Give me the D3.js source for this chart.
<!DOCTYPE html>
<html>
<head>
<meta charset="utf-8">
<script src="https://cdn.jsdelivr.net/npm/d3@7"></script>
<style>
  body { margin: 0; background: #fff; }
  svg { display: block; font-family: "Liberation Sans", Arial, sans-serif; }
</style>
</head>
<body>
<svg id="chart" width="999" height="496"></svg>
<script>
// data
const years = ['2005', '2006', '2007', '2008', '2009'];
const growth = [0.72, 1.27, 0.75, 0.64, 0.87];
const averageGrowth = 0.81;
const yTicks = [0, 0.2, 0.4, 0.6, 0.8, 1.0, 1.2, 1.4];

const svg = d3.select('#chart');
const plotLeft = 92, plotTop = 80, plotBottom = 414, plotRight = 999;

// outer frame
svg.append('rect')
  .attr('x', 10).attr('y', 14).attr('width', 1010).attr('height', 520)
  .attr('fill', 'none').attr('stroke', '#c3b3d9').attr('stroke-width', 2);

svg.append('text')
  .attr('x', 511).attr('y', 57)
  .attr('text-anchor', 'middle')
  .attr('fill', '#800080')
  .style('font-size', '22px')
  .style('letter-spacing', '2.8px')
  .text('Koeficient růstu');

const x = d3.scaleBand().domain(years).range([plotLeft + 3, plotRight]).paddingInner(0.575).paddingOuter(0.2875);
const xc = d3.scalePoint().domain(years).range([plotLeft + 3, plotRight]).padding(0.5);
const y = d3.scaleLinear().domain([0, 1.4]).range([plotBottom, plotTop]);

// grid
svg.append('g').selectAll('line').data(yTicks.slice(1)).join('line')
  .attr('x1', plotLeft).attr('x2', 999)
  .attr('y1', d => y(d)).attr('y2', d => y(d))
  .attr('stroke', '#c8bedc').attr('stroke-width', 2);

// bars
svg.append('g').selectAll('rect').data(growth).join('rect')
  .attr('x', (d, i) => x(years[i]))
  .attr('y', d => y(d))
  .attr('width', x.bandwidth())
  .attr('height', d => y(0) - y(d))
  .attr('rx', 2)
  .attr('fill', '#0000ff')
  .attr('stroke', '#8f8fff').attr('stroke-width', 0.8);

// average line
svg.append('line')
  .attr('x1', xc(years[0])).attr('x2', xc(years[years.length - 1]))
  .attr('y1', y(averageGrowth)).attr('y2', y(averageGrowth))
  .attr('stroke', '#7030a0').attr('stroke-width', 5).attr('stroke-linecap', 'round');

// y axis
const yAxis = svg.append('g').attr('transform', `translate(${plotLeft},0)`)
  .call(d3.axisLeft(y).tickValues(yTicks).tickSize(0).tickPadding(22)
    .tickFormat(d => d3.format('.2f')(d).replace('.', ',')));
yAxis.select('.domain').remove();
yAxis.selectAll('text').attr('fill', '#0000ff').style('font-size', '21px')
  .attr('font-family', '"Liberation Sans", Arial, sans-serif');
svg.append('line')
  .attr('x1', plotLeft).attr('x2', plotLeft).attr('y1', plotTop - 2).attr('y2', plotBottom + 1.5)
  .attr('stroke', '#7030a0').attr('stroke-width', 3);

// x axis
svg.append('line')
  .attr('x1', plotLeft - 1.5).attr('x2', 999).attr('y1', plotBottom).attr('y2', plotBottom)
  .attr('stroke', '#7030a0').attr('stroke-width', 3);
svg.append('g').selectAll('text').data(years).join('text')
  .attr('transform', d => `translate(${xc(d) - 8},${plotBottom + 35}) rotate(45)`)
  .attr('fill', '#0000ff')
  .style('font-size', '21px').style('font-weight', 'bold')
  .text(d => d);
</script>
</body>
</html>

------

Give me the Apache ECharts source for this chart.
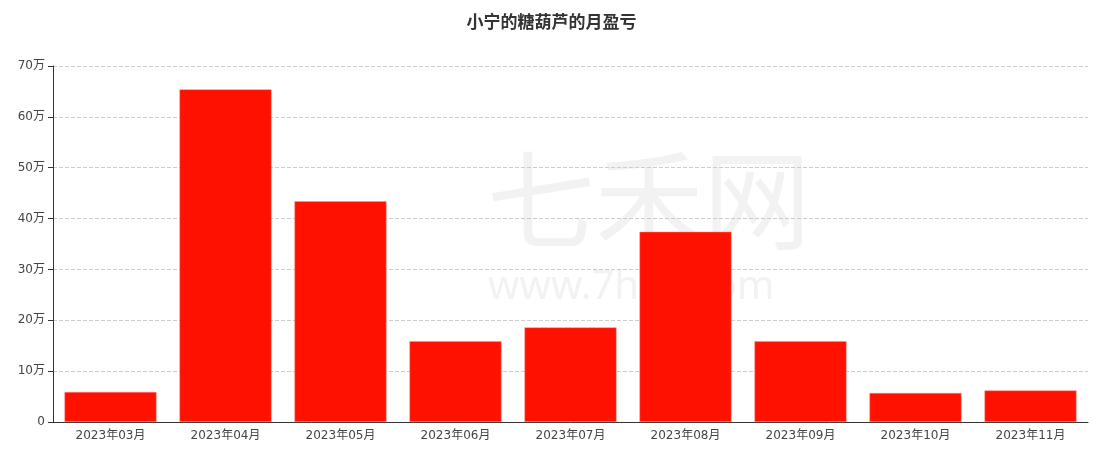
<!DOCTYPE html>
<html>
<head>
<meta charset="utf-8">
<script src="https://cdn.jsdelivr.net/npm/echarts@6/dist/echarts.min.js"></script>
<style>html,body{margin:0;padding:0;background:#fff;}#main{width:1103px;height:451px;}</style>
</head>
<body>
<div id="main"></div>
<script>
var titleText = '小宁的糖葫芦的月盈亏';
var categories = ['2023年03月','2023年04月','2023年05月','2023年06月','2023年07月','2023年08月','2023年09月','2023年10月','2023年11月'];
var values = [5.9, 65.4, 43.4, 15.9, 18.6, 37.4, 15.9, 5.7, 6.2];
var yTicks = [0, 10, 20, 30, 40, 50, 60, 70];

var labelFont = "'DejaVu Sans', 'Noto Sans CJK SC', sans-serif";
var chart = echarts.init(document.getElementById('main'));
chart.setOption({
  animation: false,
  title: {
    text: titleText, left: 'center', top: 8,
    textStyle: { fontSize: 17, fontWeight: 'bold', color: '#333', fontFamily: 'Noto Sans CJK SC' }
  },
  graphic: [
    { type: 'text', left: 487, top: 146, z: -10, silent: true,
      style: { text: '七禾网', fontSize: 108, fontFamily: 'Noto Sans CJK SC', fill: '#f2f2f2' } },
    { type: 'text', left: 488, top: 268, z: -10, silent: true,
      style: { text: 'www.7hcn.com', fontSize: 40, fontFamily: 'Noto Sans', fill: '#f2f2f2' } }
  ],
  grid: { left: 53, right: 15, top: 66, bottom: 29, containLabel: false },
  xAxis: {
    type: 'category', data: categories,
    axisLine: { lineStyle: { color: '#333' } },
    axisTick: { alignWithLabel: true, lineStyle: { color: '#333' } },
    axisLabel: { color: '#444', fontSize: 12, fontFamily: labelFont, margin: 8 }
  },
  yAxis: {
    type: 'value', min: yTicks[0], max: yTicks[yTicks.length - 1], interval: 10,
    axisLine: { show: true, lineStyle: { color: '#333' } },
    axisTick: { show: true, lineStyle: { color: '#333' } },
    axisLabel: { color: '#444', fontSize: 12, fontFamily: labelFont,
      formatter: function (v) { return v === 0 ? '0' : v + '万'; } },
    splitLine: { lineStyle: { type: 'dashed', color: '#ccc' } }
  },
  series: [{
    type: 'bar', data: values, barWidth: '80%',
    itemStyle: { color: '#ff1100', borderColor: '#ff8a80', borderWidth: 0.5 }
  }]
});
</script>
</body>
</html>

------

• _What needs to be done_: From the records above, copy exactly the stretch from the line holding "Give me the Apache" through the line holding "var yTicks = [0, 10, 20, 30, 40, 50, 60, 70];", both ends included, without the pictures.

• _Answer to the exercise_:
Give me the Apache ECharts source for this chart.
<!DOCTYPE html>
<html>
<head>
<meta charset="utf-8">
<script src="https://cdn.jsdelivr.net/npm/echarts@6/dist/echarts.min.js"></script>
<style>html,body{margin:0;padding:0;background:#fff;}#main{width:1103px;height:451px;}</style>
</head>
<body>
<div id="main"></div>
<script>
var titleText = '小宁的糖葫芦的月盈亏';
var categories = ['2023年03月','2023年04月','2023年05月','2023年06月','2023年07月','2023年08月','2023年09月','2023年10月','2023年11月'];
var values = [5.9, 65.4, 43.4, 15.9, 18.6, 37.4, 15.9, 5.7, 6.2];
var yTicks = [0, 10, 20, 30, 40, 50, 60, 70];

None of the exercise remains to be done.